Task goal => Copy out the data below from the line containing "Write a LaTeX" to the line containing "rectangle (6.92, 7.28);", both lines included, with all images left out.

Materials provided =>
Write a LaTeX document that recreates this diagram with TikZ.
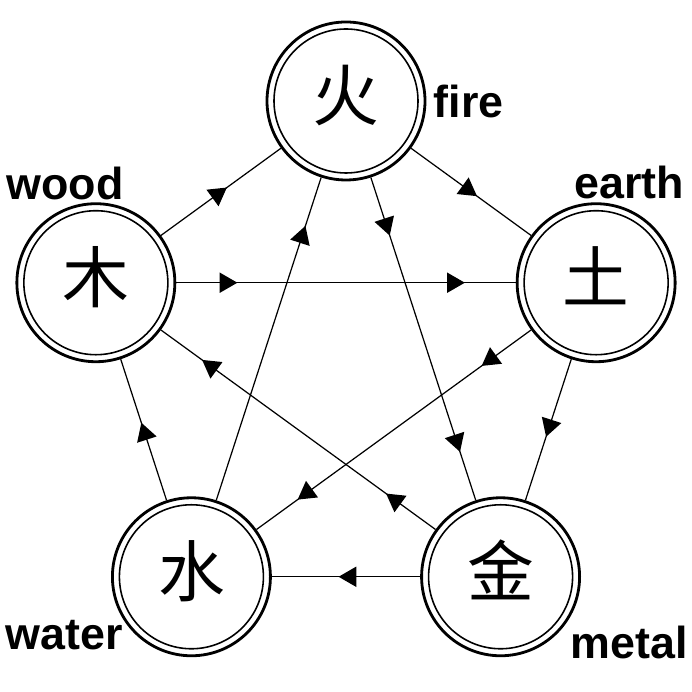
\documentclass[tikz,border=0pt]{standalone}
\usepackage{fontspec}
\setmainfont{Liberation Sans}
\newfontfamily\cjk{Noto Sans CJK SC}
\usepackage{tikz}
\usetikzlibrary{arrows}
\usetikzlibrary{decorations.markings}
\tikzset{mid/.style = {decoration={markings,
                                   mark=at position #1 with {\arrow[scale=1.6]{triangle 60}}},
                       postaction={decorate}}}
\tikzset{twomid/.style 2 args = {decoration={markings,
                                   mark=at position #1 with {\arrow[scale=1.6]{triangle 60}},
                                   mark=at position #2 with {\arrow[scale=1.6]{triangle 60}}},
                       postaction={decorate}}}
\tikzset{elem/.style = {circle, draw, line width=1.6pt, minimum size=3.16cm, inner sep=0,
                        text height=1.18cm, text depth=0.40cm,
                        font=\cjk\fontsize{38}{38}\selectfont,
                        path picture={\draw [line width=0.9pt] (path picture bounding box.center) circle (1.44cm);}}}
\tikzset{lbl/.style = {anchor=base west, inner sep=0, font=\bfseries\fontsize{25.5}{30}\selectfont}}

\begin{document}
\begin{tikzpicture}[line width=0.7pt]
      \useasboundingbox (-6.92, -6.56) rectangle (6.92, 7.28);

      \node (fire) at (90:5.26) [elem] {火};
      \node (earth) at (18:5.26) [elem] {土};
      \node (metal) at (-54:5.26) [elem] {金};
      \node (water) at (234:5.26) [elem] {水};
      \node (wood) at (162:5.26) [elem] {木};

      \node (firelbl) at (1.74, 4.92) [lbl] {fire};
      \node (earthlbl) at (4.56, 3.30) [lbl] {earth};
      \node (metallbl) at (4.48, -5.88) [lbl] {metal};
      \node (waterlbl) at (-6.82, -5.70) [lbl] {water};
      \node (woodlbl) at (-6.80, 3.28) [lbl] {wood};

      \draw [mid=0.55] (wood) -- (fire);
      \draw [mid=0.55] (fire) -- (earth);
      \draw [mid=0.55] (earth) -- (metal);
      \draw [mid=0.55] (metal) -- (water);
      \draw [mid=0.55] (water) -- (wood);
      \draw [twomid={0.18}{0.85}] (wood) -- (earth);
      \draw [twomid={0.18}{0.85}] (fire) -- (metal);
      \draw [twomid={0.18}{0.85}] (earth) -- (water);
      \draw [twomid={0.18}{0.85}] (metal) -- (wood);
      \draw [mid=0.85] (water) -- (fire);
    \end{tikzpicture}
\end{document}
--
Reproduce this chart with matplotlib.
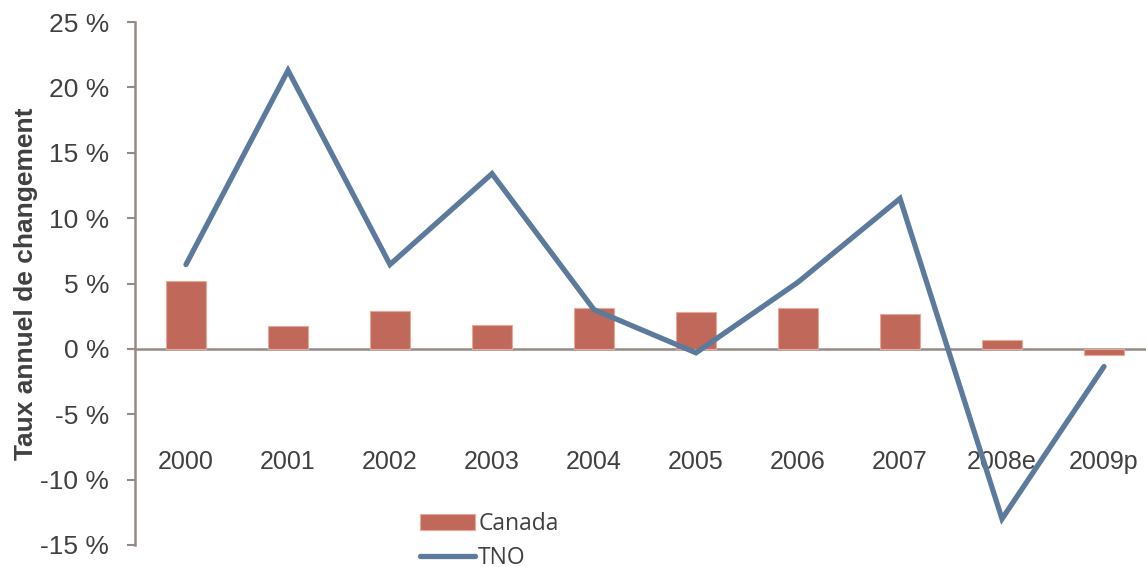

Result of this task =>
Write a LaTeX document that recreates this diagram with TikZ.
\documentclass[tikz,border=0pt]{standalone}
\usepackage{fontspec}
\setmainfont{Liberation Sans}
\newfontfamily\cjk{Noto Sans CJK SC}
\usepackage{tikz}
\usetikzlibrary{arrows}
\usetikzlibrary{decorations.markings}
\tikzset{mid/.style = {decoration={markings,
                                   mark=at position #1 with {\arrow[scale=1.6]{triangle 60}}},
                       postaction={decorate}}}
\tikzset{twomid/.style 2 args = {decoration={markings,
                                   mark=at position #1 with {\arrow[scale=1.6]{triangle 60}},
                                   mark=at position #2 with {\arrow[scale=1.6]{triangle 60}}},
                       postaction={decorate}}}
\tikzset{elem/.style = {circle, draw, line width=1.6pt, minimum size=3.16cm, inner sep=0,
                        text height=1.18cm, text depth=0.40cm,
                        font=\cjk\fontsize{38}{38}\selectfont,
                        path picture={\draw [line width=0.9pt] (path picture bounding box.center) circle (1.44cm);}}}
\tikzset{lbl/.style = {anchor=base west, inner sep=0, font=\bfseries\fontsize{25.5}{30}\selectfont}}

\begin{document}
\begin{tikzpicture}[line width=0.7pt]
      \useasboundingbox (-6.92, -6.56) rectangle (6.92, 7.28);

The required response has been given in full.